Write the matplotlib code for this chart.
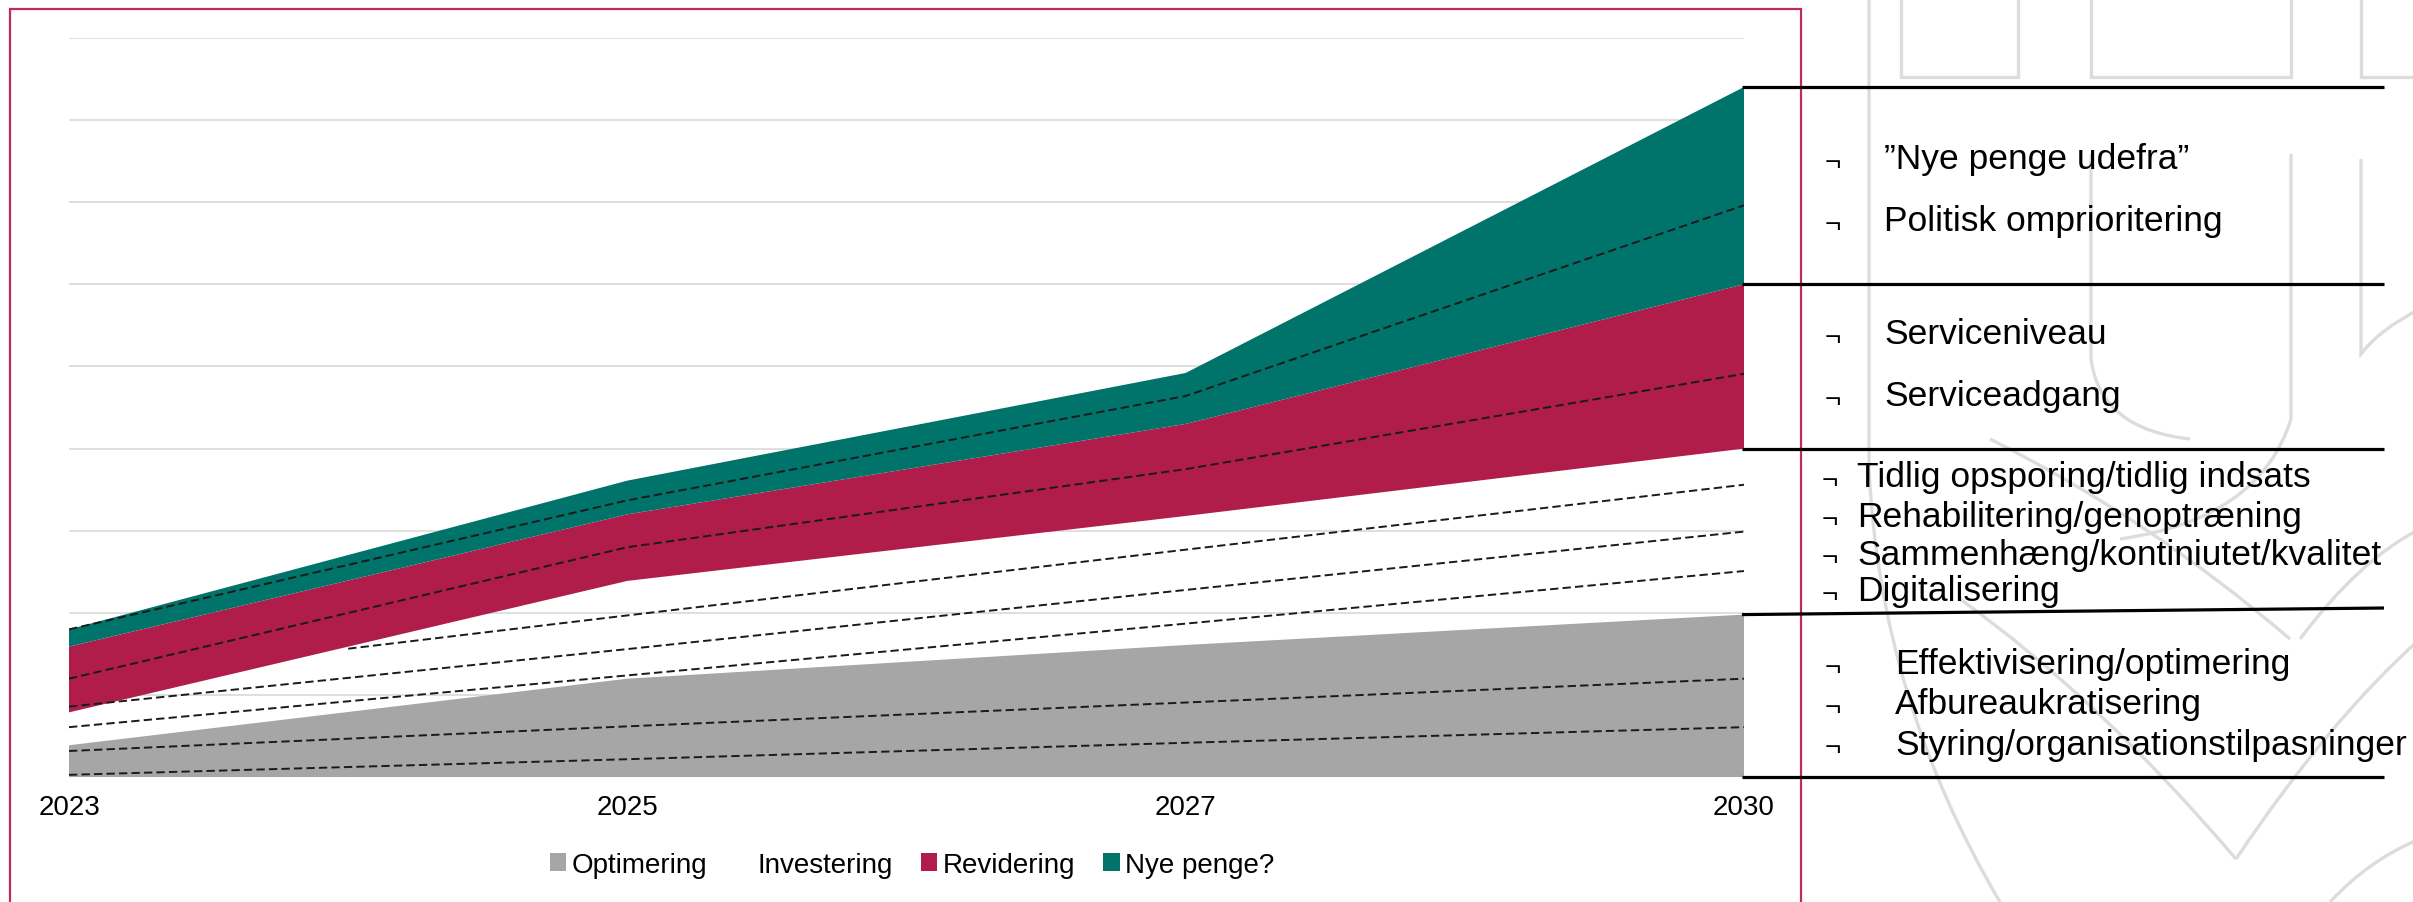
import numpy as np
import matplotlib
matplotlib.use("Agg")
import matplotlib.pyplot as plt
from matplotlib.patches import Rectangle, PathPatch
from matplotlib.path import Path
from matplotlib.lines import Line2D
import matplotlib.transforms as mtransforms

plt.rcParams['font.family'] = ['Liberation Sans', 'DejaVu Sans']
plt.rcParams['lines.scale_dashes'] = False

# ---------------- data ----------------
categories = ['2023', '2025', '2027', '2030']
optimering = [0.39, 1.20, 1.61, 1.98]
investering = [0.40, 1.19, 1.57, 2.02]
revidering = [0.80, 0.81, 1.12, 2.00]
nye_penge = [0.21, 0.41, 0.62, 2.40]
series_names = ['Optimering', 'Investering', 'Revidering', 'Nye penge?']

trend_1 = [1.80, 3.37, 4.64, 6.96]
trend_2 = [1.20, 2.80, 3.75, 4.91]
trend_3 = [1.16, 1.97, 2.77, 3.56]
trend_4 = [0.86, 1.56, 2.28, 2.99]
trend_5 = [0.61, 1.24, 1.87, 2.51]
trend_6 = [0.32, 0.62, 0.91, 1.20]
trend_7 = [0.03, 0.22, 0.42, 0.61]

group_nye = ['\u201dNye penge udefra\u201d', 'Politisk omprioritering']
group_rev = ['Serviceniveau', 'Serviceadgang']
group_inv = ['Tidlig opsporing/tidlig indsats', 'Rehabilitering/genoptr\u00e6ning',
             'Sammenh\u00e6ng/kontiniutet/kvalitet', 'Digitalisering']
group_opt = ['Effektivisering/optimering', 'Afbureaukratisering',
             'Styring/organisationstilpasninger']

# ---------------- style ----------------
GREY = '#A6A6A6'
CRIMSON = '#B01D4A'
TEAL = '#00736A'
FRAME = '#C02A55'
GRID = '#D9D9D9'
WM = '#DCDCDC'

W, H = 2413, 903
fig = plt.figure(figsize=(W / 100, H / 100), dpi=100)
fig.patch.set_facecolor('white')


def fx(x):
    return x / W


def fy(y):
    return 1 - y / H


# ---------------- background watermark ----------------
bg = fig.add_axes([0, 0, 1, 1], zorder=0)
bg.set_xlim(0, W)
bg.set_ylim(H, 0)
bg.axis('off')


def wm_path(verts, codes=None):
    p = Path(verts, codes)
    bg.add_patch(PathPatch(p, facecolor='none', edgecolor=WM, lw=2.4))


L, C = Path.LINETO, Path.CURVE3
M = Path.MOVETO
wm_path([(1901, 0), (1901, 78), (2018, 78), (2018, 0)], [M, L, L, L])
wm_path([(2091, 0), (2091, 78), (2291, 78), (2291, 0)], [M, L, L, L])
wm_path([(2361, 0), (2361, 78), (2420, 78)], [M, L, L])
wm_path([(1869, 0), (1869, 470), (1880, 700), (2000, 903)], [M, L, C, C])
wm_path([(2091, 155), (2091, 360), (2100, 430), (2190, 440)], [M, L, C, C])
wm_path([(2291, 155), (2291, 420), (2260, 520), (2120, 540)], [M, L, C, C])
wm_path([(2361, 160), (2361, 355), (2380, 330), (2420, 310)], [M, L, C, C])
wm_path([(1960, 600), (2100, 700), (2236, 860)], [M, C, C])
wm_path([(2236, 860), (2330, 720), (2420, 640)], [M, C, C])
wm_path([(1990, 440), (2150, 520), (2290, 640)], [M, C, C])
wm_path([(2300, 640), (2360, 560), (2420, 530)], [M, C, C])
wm_path([(2330, 903), (2370, 860), (2420, 840)], [M, C, C])

# white card with crimson frame
card = Rectangle((fx(10), fy(960)), fx(1801) - fx(10), fy(10) - fy(960),
                 transform=fig.transFigure, facecolor='white', edgecolor=FRAME,
                 lw=1.6, zorder=1)
fig.patches.append(card)

# ---------------- main axes ----------------
ax_left, ax_right = 69, 1744
ax_top, ax_bottom = 38.7, 778.3
ax = fig.add_axes([fx(ax_left), fy(ax_bottom), fx(ax_right) - fx(ax_left),
                   fy(ax_top) - fy(ax_bottom)], zorder=2)
ax.patch.set_alpha(0)
x = np.arange(len(categories))

polys = ax.stackplot(x, optimering, investering, revidering, nye_penge,
                     colors=[GREY, 'none', CRIMSON, TEAL], labels=series_names,
                     linewidth=0, zorder=2)

dash_style = dict(color='#1a1a1a', lw=1.4, zorder=3)
for tr in [trend_1, trend_2, trend_4, trend_5, trend_6, trend_7]:
    ln, = ax.plot(x, tr, **dash_style)
    ln.set_dashes((6, 3))
trend_3_start = 0.5
x3 = np.concatenate([[trend_3_start], x[x > trend_3_start]])
y3 = np.concatenate([[np.interp(trend_3_start, x, trend_3)],
                     np.array(trend_3)[x > trend_3_start]])
ln, = ax.plot(x3, y3, **dash_style)
ln.set_dashes((6, 3))

ax.set_xlim(0, 3)
ax.set_ylim(0, 9)
ax.set_yticks(np.arange(0, 10))
ax.yaxis.grid(True, color=GRID, lw=1.2, zorder=0)
ax.set_axisbelow(True)
ax.set_yticklabels([])
ax.set_xticks(x)
ax.set_xticklabels(categories, fontsize=20)
ax.tick_params(axis='both', length=0)
ax.tick_params(axis='x', pad=12)
for s in ax.spines.values():
    s.set_visible(False)

# legend
leg = fig.legend(handles=polys, labels=series_names, loc='center',
                 bbox_to_anchor=(fx(912), fy(866)), ncol=4, frameon=False,
                 fontsize=20, handlelength=0.6, handleheight=0.6,
                 handletextpad=0.2, columnspacing=1.0, borderpad=0)
leg.set_zorder(3)

# ---------------- right panel ----------------
cum = np.cumsum([optimering, investering, revidering, nye_penge], axis=0)
levels = [cum[3][-1], cum[2][-1], cum[1][-1], cum[0][-1], 0.0]
tilts = [0.0, 0.0, 0.0, 0.08, 0.0]
trans = mtransforms.blended_transform_factory(fig.transFigure, ax.transData)
for lvl, tilt in zip(levels, tilts):
    fig.add_artist(Line2D([fx(1742), fx(2384)], [lvl, lvl + tilt], color='black',
                          lw=2.3, transform=trans, clip_on=False, zorder=4,
                          solid_capstyle='butt'))

TXT = 25.5
BUL = 20


def bullet_list(items, ys, bx, tx):
    for it, yy in zip(items, ys):
        fig.text(fx(bx), fy(yy + 3), '\u00ac', fontsize=BUL, ha='left', va='center', zorder=5)
        fig.text(fx(tx), fy(yy), it, fontsize=TXT, ha='left', va='center', zorder=5)


bullet_list(group_nye, [160, 222], 1825, 1884)
bullet_list(group_rev, [335, 397], 1825, 1884)
bullet_list(group_inv, [478, 517, 555, 592], 1822, 1857)
bullet_list(group_opt, [665, 705, 745], 1825, 1895)

fig.savefig('out.png', dpi=100, facecolor='white')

**Instructions to follow**
Repeat the data above exactly, but not the pictures.

**Exercise answer**
Write the matplotlib code for this chart.
import numpy as np
import matplotlib
matplotlib.use("Agg")
import matplotlib.pyplot as plt
from matplotlib.patches import Rectangle, PathPatch
from matplotlib.path import Path
from matplotlib.lines import Line2D
import matplotlib.transforms as mtransforms

plt.rcParams['font.family'] = ['Liberation Sans', 'DejaVu Sans']
plt.rcParams['lines.scale_dashes'] = False

# ---------------- data ----------------
categories = ['2023', '2025', '2027', '2030']
optimering = [0.39, 1.20, 1.61, 1.98]
investering = [0.40, 1.19, 1.57, 2.02]
revidering = [0.80, 0.81, 1.12, 2.00]
nye_penge = [0.21, 0.41, 0.62, 2.40]
series_names = ['Optimering', 'Investering', 'Revidering', 'Nye penge?']

trend_1 = [1.80, 3.37, 4.64, 6.96]
trend_2 = [1.20, 2.80, 3.75, 4.91]
trend_3 = [1.16, 1.97, 2.77, 3.56]
trend_4 = [0.86, 1.56, 2.28, 2.99]
trend_5 = [0.61, 1.24, 1.87, 2.51]
trend_6 = [0.32, 0.62, 0.91, 1.20]
trend_7 = [0.03, 0.22, 0.42, 0.61]

group_nye = ['\u201dNye penge udefra\u201d', 'Politisk omprioritering']
group_rev = ['Serviceniveau', 'Serviceadgang']
group_inv = ['Tidlig opsporing/tidlig indsats', 'Rehabilitering/genoptr\u00e6ning',
             'Sammenh\u00e6ng/kontiniutet/kvalitet', 'Digitalisering']
group_opt = ['Effektivisering/optimering', 'Afbureaukratisering',
             'Styring/organisationstilpasninger']

# ---------------- style ----------------
GREY = '#A6A6A6'
CRIMSON = '#B01D4A'
TEAL = '#00736A'
FRAME = '#C02A55'
GRID = '#D9D9D9'
WM = '#DCDCDC'

W, H = 2413, 903
fig = plt.figure(figsize=(W / 100, H / 100), dpi=100)
fig.patch.set_facecolor('white')


def fx(x):
    return x / W


def fy(y):
    return 1 - y / H


# ---------------- background watermark ----------------
bg = fig.add_axes([0, 0, 1, 1], zorder=0)
bg.set_xlim(0, W)
bg.set_ylim(H, 0)
bg.axis('off')


def wm_path(verts, codes=None):
    p = Path(verts, codes)
    bg.add_patch(PathPatch(p, facecolor='none', edgecolor=WM, lw=2.4))


L, C = Path.LINETO, Path.CURVE3
M = Path.MOVETO
wm_path([(1901, 0), (1901, 78), (2018, 78), (2018, 0)], [M, L, L, L])
wm_path([(2091, 0), (2091, 78), (2291, 78), (2291, 0)], [M, L, L, L])
wm_path([(2361, 0), (2361, 78), (2420, 78)], [M, L, L])
wm_path([(1869, 0), (1869, 470), (1880, 700), (2000, 903)], [M, L, C, C])
wm_path([(2091, 155), (2091, 360), (2100, 430), (2190, 440)], [M, L, C, C])
wm_path([(2291, 155), (2291, 420), (2260, 520), (2120, 540)], [M, L, C, C])
wm_path([(2361, 160), (2361, 355), (2380, 330), (2420, 310)], [M, L, C, C])
wm_path([(1960, 600), (2100, 700), (2236, 860)], [M, C, C])
wm_path([(2236, 860), (2330, 720), (2420, 640)], [M, C, C])
wm_path([(1990, 440), (2150, 520), (2290, 640)], [M, C, C])
wm_path([(2300, 640), (2360, 560), (2420, 530)], [M, C, C])
wm_path([(2330, 903), (2370, 860), (2420, 840)], [M, C, C])

# white card with crimson frame
card = Rectangle((fx(10), fy(960)), fx(1801) - fx(10), fy(10) - fy(960),
                 transform=fig.transFigure, facecolor='white', edgecolor=FRAME,
                 lw=1.6, zorder=1)
fig.patches.append(card)

# ---------------- main axes ----------------
ax_left, ax_right = 69, 1744
ax_top, ax_bottom = 38.7, 778.3
ax = fig.add_axes([fx(ax_left), fy(ax_bottom), fx(ax_right) - fx(ax_left),
                   fy(ax_top) - fy(ax_bottom)], zorder=2)
ax.patch.set_alpha(0)
x = np.arange(len(categories))

polys = ax.stackplot(x, optimering, investering, revidering, nye_penge,
                     colors=[GREY, 'none', CRIMSON, TEAL], labels=series_names,
                     linewidth=0, zorder=2)

dash_style = dict(color='#1a1a1a', lw=1.4, zorder=3)
for tr in [trend_1, trend_2, trend_4, trend_5, trend_6, trend_7]:
    ln, = ax.plot(x, tr, **dash_style)
    ln.set_dashes((6, 3))
trend_3_start = 0.5
x3 = np.concatenate([[trend_3_start], x[x > trend_3_start]])
y3 = np.concatenate([[np.interp(trend_3_start, x, trend_3)],
                     np.array(trend_3)[x > trend_3_start]])
ln, = ax.plot(x3, y3, **dash_style)
ln.set_dashes((6, 3))

ax.set_xlim(0, 3)
ax.set_ylim(0, 9)
ax.set_yticks(np.arange(0, 10))
ax.yaxis.grid(True, color=GRID, lw=1.2, zorder=0)
ax.set_axisbelow(True)
ax.set_yticklabels([])
ax.set_xticks(x)
ax.set_xticklabels(categories, fontsize=20)
ax.tick_params(axis='both', length=0)
ax.tick_params(axis='x', pad=12)
for s in ax.spines.values():
    s.set_visible(False)

# legend
leg = fig.legend(handles=polys, labels=series_names, loc='center',
                 bbox_to_anchor=(fx(912), fy(866)), ncol=4, frameon=False,
                 fontsize=20, handlelength=0.6, handleheight=0.6,
                 handletextpad=0.2, columnspacing=1.0, borderpad=0)
leg.set_zorder(3)

# ---------------- right panel ----------------
cum = np.cumsum([optimering, investering, revidering, nye_penge], axis=0)
levels = [cum[3][-1], cum[2][-1], cum[1][-1], cum[0][-1], 0.0]
tilts = [0.0, 0.0, 0.0, 0.08, 0.0]
trans = mtransforms.blended_transform_factory(fig.transFigure, ax.transData)
for lvl, tilt in zip(levels, tilts):
    fig.add_artist(Line2D([fx(1742), fx(2384)], [lvl, lvl + tilt], color='black',
                          lw=2.3, transform=trans, clip_on=False, zorder=4,
                          solid_capstyle='butt'))

TXT = 25.5
BUL = 20


def bullet_list(items, ys, bx, tx):
    for it, yy in zip(items, ys):
        fig.text(fx(bx), fy(yy + 3), '\u00ac', fontsize=BUL, ha='left', va='center', zorder=5)
        fig.text(fx(tx), fy(yy), it, fontsize=TXT, ha='left', va='center', zorder=5)


bullet_list(group_nye, [160, 222], 1825, 1884)
bullet_list(group_rev, [335, 397], 1825, 1884)
bullet_list(group_inv, [478, 517, 555, 592], 1822, 1857)
bullet_list(group_opt, [665, 705, 745], 1825, 1895)

fig.savefig('out.png', dpi=100, facecolor='white')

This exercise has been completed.